PROTIPS: There is only one electron in the universe. Light 'radiates' because of gravity. When it reaches the upper limit of it's journey, it simply returns to source.
Dominic Scott
If a spacecraft were at a lagrange point between say, the earth and the sun. It would only take a tiny nudge to release a huge amount of gravitational energy. Gravitational potential energy is stored energy just like a spring being compressed. It can be in equilibrium where it is stored but, nothing will happen unless the energy is allowed to be released. That doesnt mean the energy potential isnt there, its just held in a state where it is counteracted by another force. Think of a crossbow, you can cock it, and place a bolt in it. You could leave it like that for years (probably not good for the crossbow) then one day use a tiny amount of energy to pull the trigger, and kill something. Your finger didnt generate that energy, it just released it.
Nicholas Morgan
So in this imaginary world of yours time doesnt exist? Thats what is needed for there to be only one electron.
>hurr durr time is an illusion
No, its not. If time was only in our heads we wouldnt be able to measure it with devices like atomic clocks. You dont get wet when you go outside because it tained yesterday. There is a chronological order to the universe, with or without us.
Parker Davis
Time = (0/?) = 0
Time is not an illusion. It is a process 'infinite'. We are thermodynamic lifeforms trying to evolve.
Jacob Perez
Nice jibberish you spewed there. Tell me how the same single electron can for covalent bonds in molecules all over the universe. Go ahead i will wait.
Sebastian King
form*
Jacob Lewis
>He doesn't know a universe is a wave Lmao fucking pleb
Liam Bennett
>The cosmological constant meme >Not "The Big Empty" See, this repeated attempts of forcing Einsteins "Cosmological Constant" is why there is such divisiveness in the field these days, its a fucking meme and probably doesn't even exist. And everything that comes along that even *might* vaguely fit it these assholes call it a " Cosmological Constant"
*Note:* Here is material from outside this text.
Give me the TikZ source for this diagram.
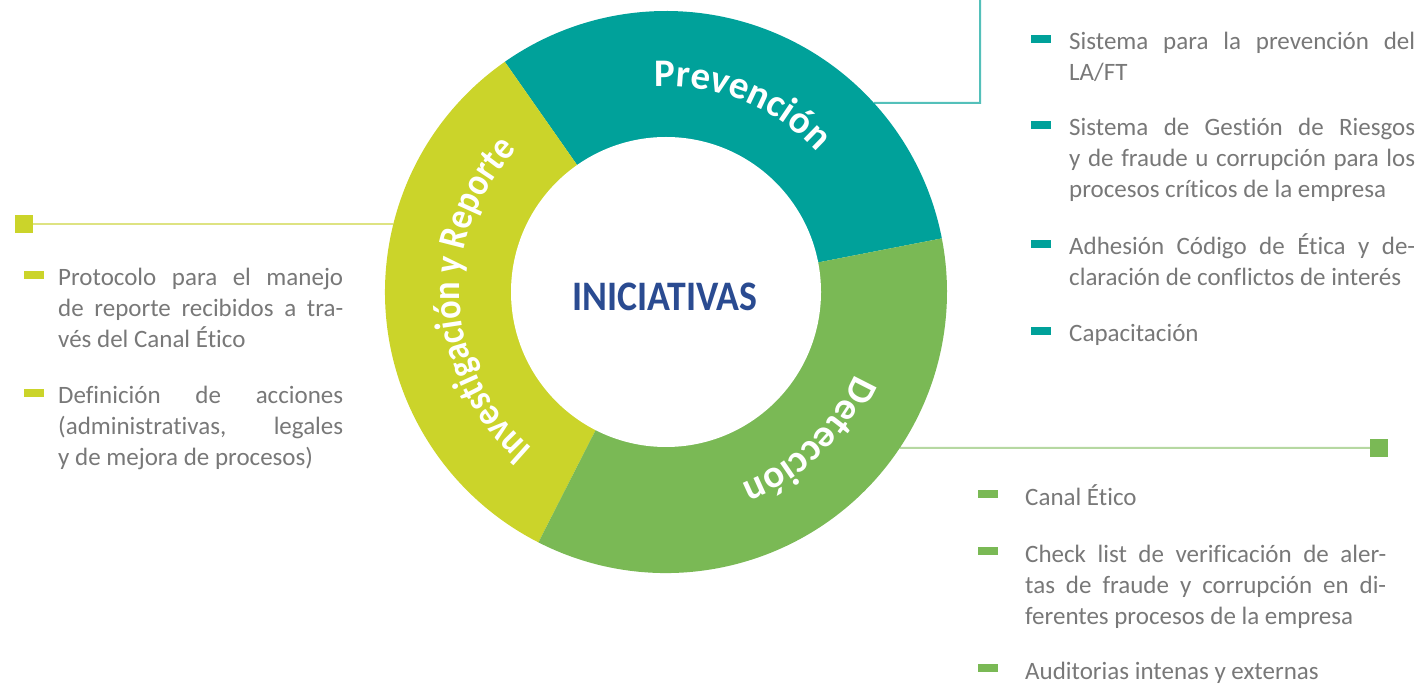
\documentclass[tikz,border=0pt]{standalone}
\usepackage{fontspec}
\setmainfont{Carlito}[Ligatures=NoCommon]
\usetikzlibrary{positioning}
\usetikzlibrary{calc}
\usetikzlibrary{decorations.text}

\definecolor{prevteal}{RGB}{0,161,154}
\definecolor{invyellow}{RGB}{203,212,42}
\definecolor{detgreen}{RGB}{122,185,85}
\definecolor{prevline}{RGB}{84,192,186}
\definecolor{invline}{RGB}{222,227,130}
\definecolor{detline}{RGB}{182,216,162}
\definecolor{textgray}{RGB}{120,120,120}
\definecolor{inicblue}{RGB}{42,75,145}

\newcommand{\listfont}{\fontsize{25}{31}\selectfont}
\newcommand{\ringfont}{\fontsize{39}{39}\selectfont\bfseries}
\newcommand{\ringnarrow}{\ringfont\addfontfeature{FakeStretch=0.88}}

\begin{document}
\begin{tikzpicture}[x=1pt, y=1pt,
bulletmark/.style={rectangle, fill=#1, minimum width=20pt, minimum height=8pt, inner sep=0pt},
squaremark/.style={rectangle, fill=#1, minimum size=18pt, inner sep=0pt},
itemtext/.style={anchor=base west, text width=#1, align=justify, inner sep=0pt, font=\listfont, text=textgray},
linkline/.style={draw=#1, line width=2pt},
ringlabel/.style={decorate, decoration={text along path, text align=center, text color=white}},
]
\useasboundingbox (0,0) rectangle (1421,683);

%Nodes
\coordinate (c) at (666,391);
\coordinate (prev_port) at ($(c)+(42.3:281pt)$);
\coordinate (inv_port)  at ($(c)+(166:281pt)$);
\coordinate (det_port)  at ($(c)+(-33.7:281pt)$);
\coordinate (prev_corner) at (980,580);
\coordinate (prev_top)    at (980,683);

\node[squaremark=invyellow] at (24,459)   (inv_square) [] {};
\node[squaremark=detgreen]  at (1379,235) (det_square) [] {};

%Lines
\draw[linkline=prevline] (prev_port) -- (prev_corner) -- (prev_top);
\draw[linkline=invline, line width=1.8pt] (inv_square.east) -- (inv_port);
\draw[linkline=detline] (det_port) -- (det_square.west);

%Ring
\fill[prevteal]  (c) -- ($(c)+(11:281pt)$)  arc[start angle=11,  end angle=125, radius=281pt] -- cycle;
\fill[invyellow] (c) -- ($(c)+(125:281pt)$) arc[start angle=125, end angle=243, radius=281pt] -- cycle;
\fill[detgreen]  (c) -- ($(c)+(243:281pt)$) arc[start angle=243, end angle=371, radius=281pt] -- cycle;
\fill[white] (c) circle[radius=155pt];

\path[ringlabel, decoration={text={|\ringfont|Prevención}}]
  ($(c)+(100:206pt)$) arc[start angle=100, end angle=36, radius=206pt];
\path[ringlabel, decoration={text={|\ringfont|Detección}}]
  ($(c)+(-12:206pt)$) arc[start angle=-12, end angle=-80, radius=206pt];
\path[ringlabel, decoration={text={|\ringnarrow|Investigación y Reporte}}]
  ($(c)+(235:206pt)$) arc[start angle=235, end angle=131, radius=206pt];

\node[font=\fontsize{42}{42}\selectfont\bfseries, text=inicblue] at (665,386) (iniciativas) {\scalebox{0.9}[1]{INICIATIVAS}};

% Prevencion items
\node[bulletmark=prevteal] at (1041,644) (mark_prev1) [] {};
\node[itemtext=346pt]      at (1069,633) (text_prev1) [] {Sistema para la prevención del\linebreak LA/FT};
\node[bulletmark=prevteal] at (1041,558) (mark_prev2) [] {};
\node[itemtext=346pt]      at (1069,547) (text_prev2) [] {Sistema de Gestión de Riesgos\linebreak y de fraude u corrupción para los\linebreak procesos críticos de la empresa};
\node[bulletmark=prevteal] at (1041,439) (mark_prev3) [] {};
\node[itemtext=346pt]      at (1069,428) (text_prev3) [] {Adhesión Código de Ética y de-\linebreak claración de conflictos de interés};
\node[bulletmark=prevteal] at (1041,352) (mark_prev4) [] {};
\node[itemtext=346pt]      at (1069,341) (text_prev4) [] {Capacitación};

% Deteccion items
\node[bulletmark=detgreen] at (988,189) (mark_det1) [] {};
\node[itemtext=361pt]      at (1025,178) (text_det1) [] {Canal Ético};
\node[bulletmark=detgreen] at (988,132) (mark_det2) [] {};
\node[itemtext=361pt]      at (1025,121) (text_det2) [] {Check list de verificación de aler-\linebreak tas de fraude y corrupción en di-\linebreak ferentes procesos de la empresa};
\node[bulletmark=detgreen] at (988,15)  (mark_det3) [] {};
\node[itemtext=361pt]      at (1025,4)   (text_det3) [] {Auditorias intenas y externas};

% Investigacion items
\node[bulletmark=invyellow] at (34,408) (mark_inv1) [] {};
\node[itemtext=285pt]       at (58,397) (text_inv1) [] {Protocolo para el manejo\linebreak de reporte recibidos a tra-\linebreak vés del Canal Ético};
\node[bulletmark=invyellow] at (34,290) (mark_inv2) [] {};
\node[itemtext=285pt]       at (58,279) (text_inv2) [] {Definición de acciones\linebreak (administrativas, legales\linebreak y de mejora de procesos)};

\end{tikzpicture}
\end{document}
Its literally a normie meme
Cooper James
The cosmological constant is a part of the standard model of cosmology, it is not a fucking meme. Lambda is the simplest model which reproduces acceleration and is therefore appealing.
Tyler Anderson
Proofs
Jose Green
radiated into space or stored in materials we create
Elijah Barnes
>trying to evolve
Elijah Miller
The proof is in the big bang which modern science relies so greatly on. If a collapsing universe (big crunch) is a feasible theory, then that opens doors to the idea that the universe could be behaving like a wave: expanding and contracting. This would require unimaginable time scales and infinities we don't even yet know how to quantify, but that's doesn't render it impossible, just crazy. Pic related is not scientificly accurate by any means and is pseudo bullshit so just take it conceptually.
Matthew Anderson
Sound
Tyler Price
Thanks for this well-put explanation. Let's say a spacecraft took off from earth and now is at a Lagrange Point between the sun and the earth, does it "have" two potential energies now ?
Noah Gutierrez
Sort of. Its just 2 forces pulling equally in opposite directions, keeping the system in equilibrium. If the scales are tipped slightly one of those forces overpowers the other one and releases the energy.